Saturday, March 23, 2024

The highways and byways of sorrow

One of the realities of living into your 70s is that you begin to lose people -- beloved family members, friends, and acquaintances that you cherished.

On an intellectual level I knew this, but I was unprepared for the emotional impact. Because each of these lost beloveds have a geography attached to them, places that we shared, places we had fun, places we faced adversity together, places we worshiped together, places we ate regularly, places where we helped one another and others.

The landscape of your life becomes marked by invisible signs that say, "[Your beloved] isn't here any more," bringing with it a fresh rush of grief, however brief, that takes your breath away for a moment. 

For instance, heading east on I-30 off to my right over the hill is Bruce's house, where if I took the Beach exit instead of my Oakland exit I could swing by and see if he's out in the yard and we'd chat.

Or driving north on Eight Street, stopping at the light at Elizabeth Blvd. If I turned right, as I did for many decades, I'd go right by Joan's house, where I often went for strategy meetings or just to pick her up to go to lunch with our other co-conspirators.

Or driving on Camp Bowie, where, if I turn on Virginia Place I could stop by Bill's house, and visit with him and his fabulous wife. She grieves for him in that house, just as I still grieve for Gayland in mine.

Heading north on Montgomery, if I turn on Crestline, which I do a lot when I go to the bank, I drive past Richard's house, again, where his also fabulous wife still grieves his loss. 

Or in my own East Side, driving on Randol Mill, I glance up the hill and think of Deb now freshly grieving the loss of Sharon, and I grieve with her. 

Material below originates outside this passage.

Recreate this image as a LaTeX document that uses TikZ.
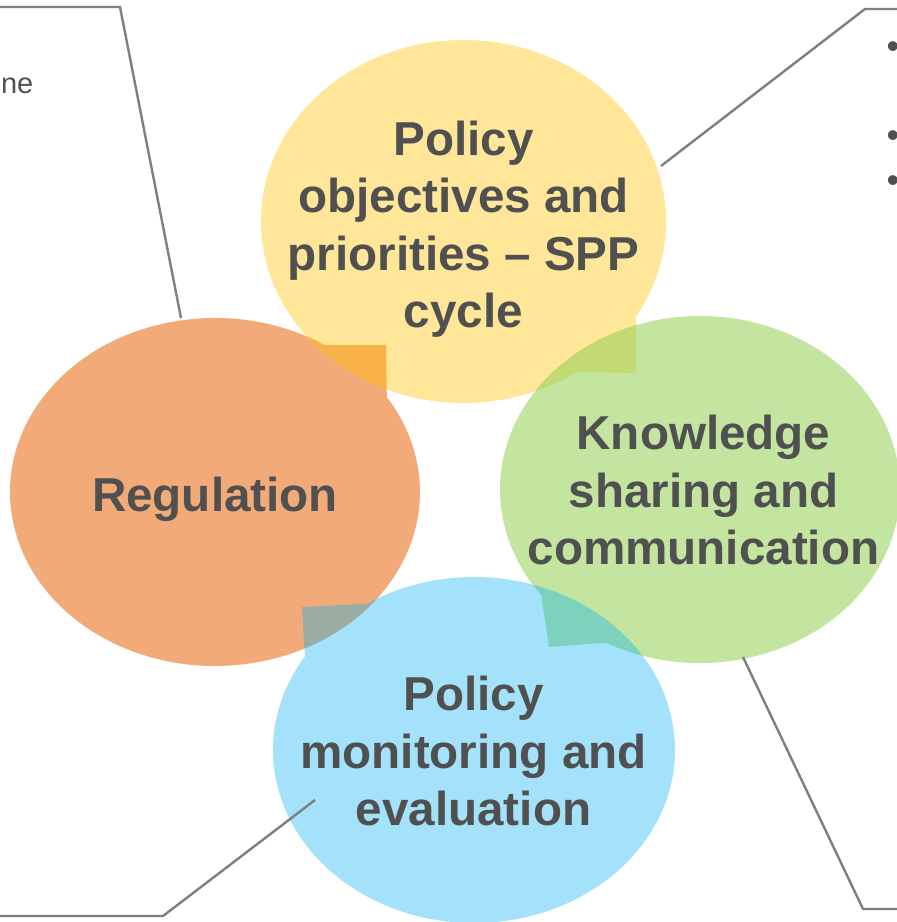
\documentclass[tikz,border=0pt]{standalone}
\usepackage{fontspec}
\setmainfont{Liberation Sans}
\usetikzlibrary{calc}
\definecolor{cOr}{HTML}{ED7D31}
\definecolor{cYe}{HTML}{FFC000}
\definecolor{cGr}{HTML}{92D050}
\definecolor{cBl}{HTML}{00B0F0}
\definecolor{txt}{HTML}{505050}
\definecolor{lineC}{HTML}{7F7F7F}
\begin{document}
\begin{tikzpicture}[x=1pt,y=1pt,
  title/.style={text=txt, align=center, inner sep=0pt,
    font=\fontsize{47.6}{57.5}\selectfont\bfseries},
  callout/.style={draw=lineC, line width=2.4pt, line join=miter},
  side/.style={text=txt, inner sep=0pt, font=\fontsize{29}{34}\selectfont},
  dot/.style={text=txt, inner sep=0pt, font=\fontsize{36}{40}\selectfont}]
\useasboundingbox (0,0) rectangle (897,922);
\clip (0,0) rectangle (897,922);

% centres
\coordinate (oc) at (215,430);
\coordinate (yc) at (463.5,700.5);
\coordinate (gc) at (700,432.5);
\coordinate (bc) at (474,172);

% Regulation (orange)
\fill[cOr, fill opacity=0.65]
  ($(oc)+(57.6:205pt and 174pt)$)
  arc[start angle=57.6, end angle=393.05, x radius=205pt, y radius=174pt]
  -- (386,577) -- cycle;
% Policy objectives (yellow)
\fill[cYe, fill opacity=0.4]
  ($(yc)+(-31.4:202.5pt and 181.5pt)$)
  arc[start angle=-31.4, end angle=304.06, x radius=202.5pt, y radius=181.5pt]
  -- (636,549) -- cycle;
% Knowledge sharing (green)
\fill[cGr, fill opacity=0.55]
  ($(gc)+(242:200pt and 173.5pt)$)
  arc[start angle=242, end angle=577.4, x radius=200pt, y radius=173.5pt]
  -- (549,275) -- cycle;
% Policy monitoring (blue)
\fill[cBl, fill opacity=0.36]
  ($(bc)+(147.28:201pt and 173pt)$)
  arc[start angle=147.28, end angle=482.24, x radius=201pt, y radius=173pt]
  -- (302,315) -- cycle;

% titles
\node[title] (tY) at (463.5,693) {Policy\\objectives and\\priorities – SPP\\cycle};
\node[title] (tO) at (215,423) {Regulation};
\node[title] (tG) at (703.5,431.6) {Knowledge\\sharing and\\communication};
\node[title] (tB) at (473.5,170.7) {Policy\\monitoring and\\evaluation};

% callout lines
\coordinate (a1) at (181,604); \coordinate (a2) at (120,915); \coordinate (a3) at (-10,915);
\coordinate (b1) at (661,756); \coordinate (b2) at (865,913); \coordinate (b3) at (910,913);
\coordinate (c1) at (315,122); \coordinate (c2) at (163,6);   \coordinate (c3) at (-10,6);
\coordinate (d1) at (743,265); \coordinate (d2) at (863,13);  \coordinate (d3) at (910,13);
\draw[callout] (a1) -- (a2) -- (a3);
\draw[callout] (b1) -- (b2) -- (b3);
\draw[callout] (c1) -- (c2) -- (c3);
\draw[callout] (d1) -- (d2) -- (d3);

% cropped callout texts
\node[side, anchor=base east] (ne) at (33.5,828.5) {ne};
\node[dot] (u1) at (893,871.5) {•};
\node[dot] (u2) at (893,783) {•};
\node[dot] (u3) at (893,738) {•};
\end{tikzpicture}
\end{document}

And of course, there are the countless places that were meaningful for me and Gayland that still cause stabs of loss and grief every time I go past them.

Sometimes the weight of grief and loss seems too much to bear. But then I am reminded of a passage from Louise Erdrich’s 2005 novel The Painted Drum that I wrote down years ago:

"Life will break you. Nobody can protect you from that, and living alone won’t either, for solitude will also break you with its yearning. You have to love. You have to feel. It is the reason you are here on earth. You are here to risk your heart. You are here to be swallowed up. And when it happens that you are broken, or betrayed, or left, or hurt, or death brushes near, let yourself sit by an apple tree and listen to the apples falling all around you in heaps, wasting their sweetness. Tell yourself that you tasted as many as you could."

So I go walk in the garden with the dogs where we rejoice that Mom's irises are beginning to bloom again and the wild buttercups are taking over their favorite flowerbed.

Life is bursting forth all around us with a force that pushes aside

grief, waving banners of hope and gratitude.

And I am reminded again that love abides. Always.